### EXERCISE INPUT
"""

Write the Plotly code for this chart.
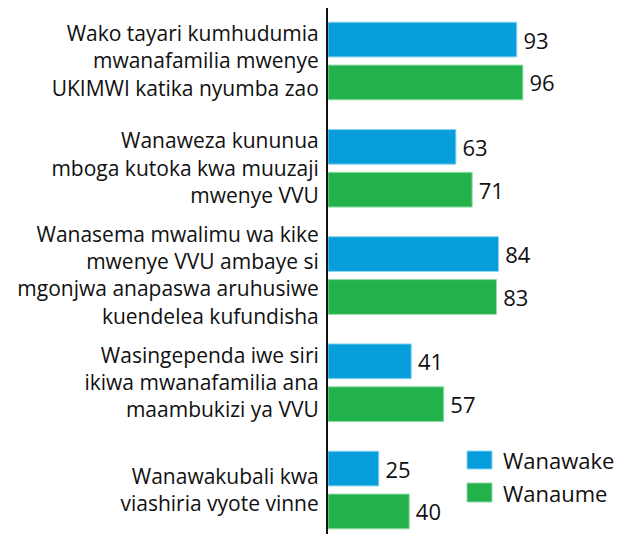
import plotly.graph_objects as go

categories = [
    "Wako tayari kumhudumia<br>mwanafamilia mwenye<br>UKIMWI katika nyumba zao",
    "Wanaweza kununua<br>mboga kutoka kwa muuzaji<br>mwenye VVU",
    "Wanasema mwalimu wa kike<br>mwenye VVU ambaye si<br>mgonjwa anapaswa aruhusiwe<br>kuendelea kufundisha",
    "Wasingependa iwe siri<br>ikiwa mwanafamilia ana<br>maambukizi ya VVU",
    "Wanawakubali kwa<br>viashiria vyote vinne",
]
wanawake = [93, 63, 84, 41, 25]
wanaume = [96, 71, 83, 57, 40]
series_names = ["Wanawake", "Wanaume"]

BLUE = "#069FDB"
GREEN = "#23B14B"
BLUE_EDGE = "#8fd3f0"
GREEN_EDGE = "#8fdca4"
FONT = "Open Sans"

# page body has an 8px default margin; work in window pixels and shift
OFF = 8
W, H = 622 - OFF, 534 - OFF
L, R, T, B = 328 - OFF, 0, 0, 0
pw, ph = W - L - R, H - T - B

fig = go.Figure()
for vals, name, col, edge in [(wanawake, series_names[0], BLUE, BLUE_EDGE),
                              (wanaume, series_names[1], GREEN, GREEN_EDGE)]:
    fig.add_trace(go.Bar(
        y=categories, x=vals, orientation="h", name=name,
        marker=dict(color=col, line=dict(color=edge, width=1)),
        text=vals, texttemplate="\u2009%{x}", textposition="outside", cliponaxis=False,
        textfont=dict(family=FONT, size=22, color="#111"),
        showlegend=False,
    ))

def px(x):
    return (x - OFF - L) / pw

def py(y):
    return (H - B - (y - OFF)) / ph

# window-pixel centers of categories: first at 61, spacing 107.25
c0, step = 61.0, 107.25
top_win, bot_win = OFF + T, OFF + H - B
r_top = -(c0 - top_win) / step
r_bot = (bot_win - c0) / step

shapes = []
annotations = []
legend_items = [(series_names[0], BLUE, BLUE_EDGE, 451, 469), (series_names[1], GREEN, GREEN_EDGE, 483, 502)]
for name, col, edge, y0, y1 in legend_items:
    shapes.append(dict(type="rect", xref="paper", yref="paper",
                       x0=px(467), x1=px(492), y0=py(y1), y1=py(y0),
                       fillcolor=col, line=dict(color=edge, width=1)))
    annotations.append(dict(xref="paper", yref="paper", x=px(501), y=py((y0 + y1) / 2),
                            text=name, showarrow=False, xanchor="left", yanchor="middle",
                            font=dict(family=FONT, size=22, color="#111")))

fig.update_layout(
    width=W, height=H,
    margin=dict(l=L, r=R, t=T, b=B, autoexpand=False),
    paper_bgcolor="white", plot_bgcolor="white",
    barmode="group", bargap=0.2, bargroupgap=0.19,
    font=dict(family=FONT, size=21, color="#111"),
    xaxis=dict(range=[0, pw / 2.03], visible=False, fixedrange=True),
    yaxis=dict(range=[r_bot, r_top], showline=True, linecolor="#111", linewidth=2,
               ticks="", showgrid=False, zeroline=False, ticklabelstandoff=3,
               tickfont=dict(family=FONT, size=21, color="#111"), automargin=False),
    shapes=shapes, annotations=annotations,
)

fig.write_html("out.html")
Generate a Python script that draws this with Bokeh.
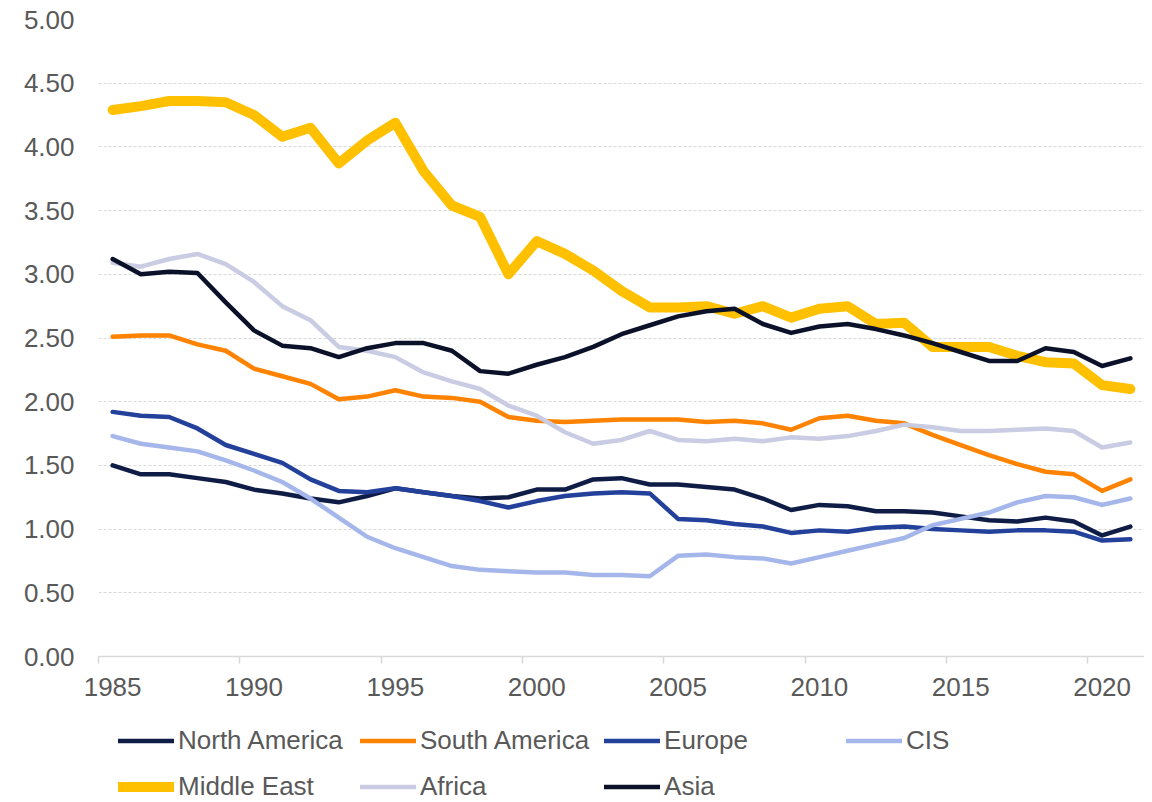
from bokeh.plotting import figure
from bokeh.layouts import column
from bokeh.models import Range1d, FixedTicker, Legend, LegendItem, NumeralTickFormatter, ColumnDataSource
from bokeh.embed import file_html
from bokeh.resources import INLINE

years = list(range(1985, 2022))

north_america = [1.50, 1.43, 1.43, 1.40, 1.37, 1.31, 1.28, 1.24, 1.21, 1.26,
                 1.32, 1.29, 1.26, 1.24, 1.25, 1.31, 1.31, 1.39, 1.40, 1.35,
                 1.35, 1.33, 1.31, 1.24, 1.15, 1.19, 1.18, 1.14, 1.14, 1.13,
                 1.10, 1.07, 1.06, 1.09, 1.06, 0.95, 1.02]
south_america = [2.51, 2.52, 2.52, 2.45, 2.40, 2.26, 2.20, 2.14, 2.02, 2.04,
                 2.09, 2.04, 2.03, 2.00, 1.88, 1.85, 1.84, 1.85, 1.86, 1.86,
                 1.86, 1.84, 1.85, 1.83, 1.78, 1.87, 1.89, 1.85, 1.83, 1.74,
                 1.66, 1.58, 1.51, 1.45, 1.43, 1.30, 1.39]
europe = [1.92, 1.89, 1.88, 1.79, 1.66, 1.59, 1.52, 1.39, 1.30, 1.29,
          1.32, 1.29, 1.26, 1.22, 1.17, 1.22, 1.26, 1.28, 1.29, 1.28,
          1.08, 1.07, 1.04, 1.02, 0.97, 0.99, 0.98, 1.01, 1.02, 1.00,
          0.99, 0.98, 0.99, 0.99, 0.98, 0.91, 0.92]
cis = [1.73, 1.67, 1.64, 1.61, 1.54, 1.46, 1.37, 1.24, 1.09, 0.94,
       0.85, 0.78, 0.71, 0.68, 0.67, 0.66, 0.66, 0.64, 0.64, 0.63,
       0.79, 0.80, 0.78, 0.77, 0.73, 0.78, 0.83, 0.88, 0.93, 1.03,
       1.08, 1.13, 1.21, 1.26, 1.25, 1.19, 1.24]
middle_east = [4.29, 4.32, 4.36, 4.36, 4.35, 4.25, 4.08, 4.15, 3.87, 4.05,
               4.19, 3.81, 3.54, 3.45, 3.00, 3.26, 3.16, 3.03, 2.87, 2.74,
               2.74, 2.75, 2.69, 2.75, 2.66, 2.73, 2.75, 2.61, 2.62, 2.43,
               2.43, 2.43, 2.36, 2.31, 2.30, 2.13, 2.10]
africa = [3.09, 3.06, 3.12, 3.16, 3.08, 2.94, 2.75, 2.64, 2.43, 2.40,
          2.35, 2.23, 2.16, 2.10, 1.97, 1.89, 1.76, 1.67, 1.70, 1.77,
          1.70, 1.69, 1.71, 1.69, 1.72, 1.71, 1.73, 1.77, 1.82, 1.80,
          1.77, 1.77, 1.78, 1.79, 1.77, 1.64, 1.68]
asia = [3.12, 3.00, 3.02, 3.01, 2.78, 2.56, 2.44, 2.42, 2.35, 2.42,
        2.46, 2.46, 2.40, 2.24, 2.22, 2.29, 2.35, 2.43, 2.53, 2.60,
        2.67, 2.71, 2.73, 2.61, 2.54, 2.59, 2.61, 2.57, 2.52, 2.46,
        2.39, 2.32, 2.32, 2.42, 2.39, 2.28, 2.34]

series_names = ["North America", "South America", "Europe", "CIS",
                "Middle East", "Africa", "Asia"]
series_values = [north_america, south_america, europe, cis,
                 middle_east, africa, asia]
series_colors = ["#0E1C46", "#FF8300", "#23409A", "#A5B6EB",
                 "#FFC000", "#C9CCE2", "#0A1129"]
series_widths = [4.5, 4.5, 4.5, 4.5, 10, 4.5, 4.5]

x_labels = [1985, 1990, 1995, 2000, 2005, 2010, 2015, 2020]
y_ticks = [0, 0.5, 1.0, 1.5, 2.0, 2.5, 3.0, 3.5, 4.0, 4.5, 5.0]

FONT = "Liberation Sans"
TXT = "#595959"
GRID = "#D9D9D9"

p = figure(width=1144, height=702, output_backend="svg", toolbar_location=None,
           x_range=Range1d(years[0] - 0.5, years[-1] + 0.5),
           y_range=Range1d(0, 5),
           min_border_left=98, min_border_right=0, min_border_top=19,
           min_border_bottom=46)
p.outline_line_color = None
p.background_fill_color = "white"
p.border_fill_color = "white"

src = ColumnDataSource(dict(x=years, **{f"s{i}": v for i, v in enumerate(series_values)}))
for i, (name, col, w) in enumerate(zip(series_names, series_colors, series_widths)):
    p.line("x", f"s{i}", source=src, line_color=col, line_width=w,
           line_cap="round", line_join="round")

# x axis
xa = p.xaxis[0]
xa.ticker = FixedTicker(ticks=x_labels,
                        minor_ticks=[t - 0.5 for t in x_labels])
xa.major_tick_line_color = None
xa.major_tick_in = 0
xa.major_tick_out = 0
xa.minor_tick_line_color = GRID
xa.minor_tick_line_width = 1.5
xa.minor_tick_in = 0
xa.minor_tick_out = 7
xa.axis_line_color = GRID
xa.axis_line_width = 1.5
xa.major_label_text_font = FONT
xa.major_label_text_font_size = "26px"
xa.major_label_text_color = TXT
xa.major_label_standoff = 14

ya = p.yaxis[0]
ya.ticker = FixedTicker(ticks=y_ticks)
ya.formatter = NumeralTickFormatter(format="0.00")
ya.axis_line_color = None
ya.major_tick_line_color = None
ya.minor_tick_line_color = None
ya.major_tick_in = 0
ya.major_tick_out = 0
ya.major_label_text_font = FONT
ya.major_label_text_font_size = "26px"
ya.major_label_text_color = TXT
ya.major_label_standoff = 24

p.xgrid.visible = False
p.ygrid.grid_line_color = GRID
p.ygrid.grid_line_dash = "3 2"
p.ygrid.grid_line_width = 1

# legend in its own strip below the chart (series lines there lie outside its view)
lg = figure(width=1144, height=100, output_backend="svg", toolbar_location=None,
            x_range=Range1d(years[0] - 0.5, years[-1] + 0.5), y_range=Range1d(100, 101),
            x_axis_type=None, y_axis_type=None, min_border=0)
lg.outline_line_color = None
lg.xgrid.visible = False
lg.ygrid.visible = False
items = []
for i, (name, col, w) in enumerate(zip(series_names, series_colors, series_widths)):
    r = lg.line("x", f"s{i}", source=src, line_color=col, line_width=w,
                line_cap="round", line_join="round")
    items.append(LegendItem(label=name, renderers=[r]))

legend = Legend(items=items, orientation="horizontal", ncols=4,
                glyph_width=56, glyph_height=31, label_height=31, label_width=167,
                label_standoff=4, spacing=15, padding=0, margin=0,
                border_line_color=None, background_fill_alpha=0,
                label_text_font=FONT, label_text_font_size="26px",
                label_text_color=TXT, location=(20, 0))
lg.add_layout(legend)

layout = column(p, lg, spacing=0)
open("out.html", "w").write(file_html(layout, INLINE))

"""

### EXERCISE TASK
Transcribe, from the records above, the first line and every line after it up to and including the line with "import plotly.graph_objects as go"; omit pictures.

### OUTPUT BELOW
Write the Plotly code for this chart.
import plotly.graph_objects as go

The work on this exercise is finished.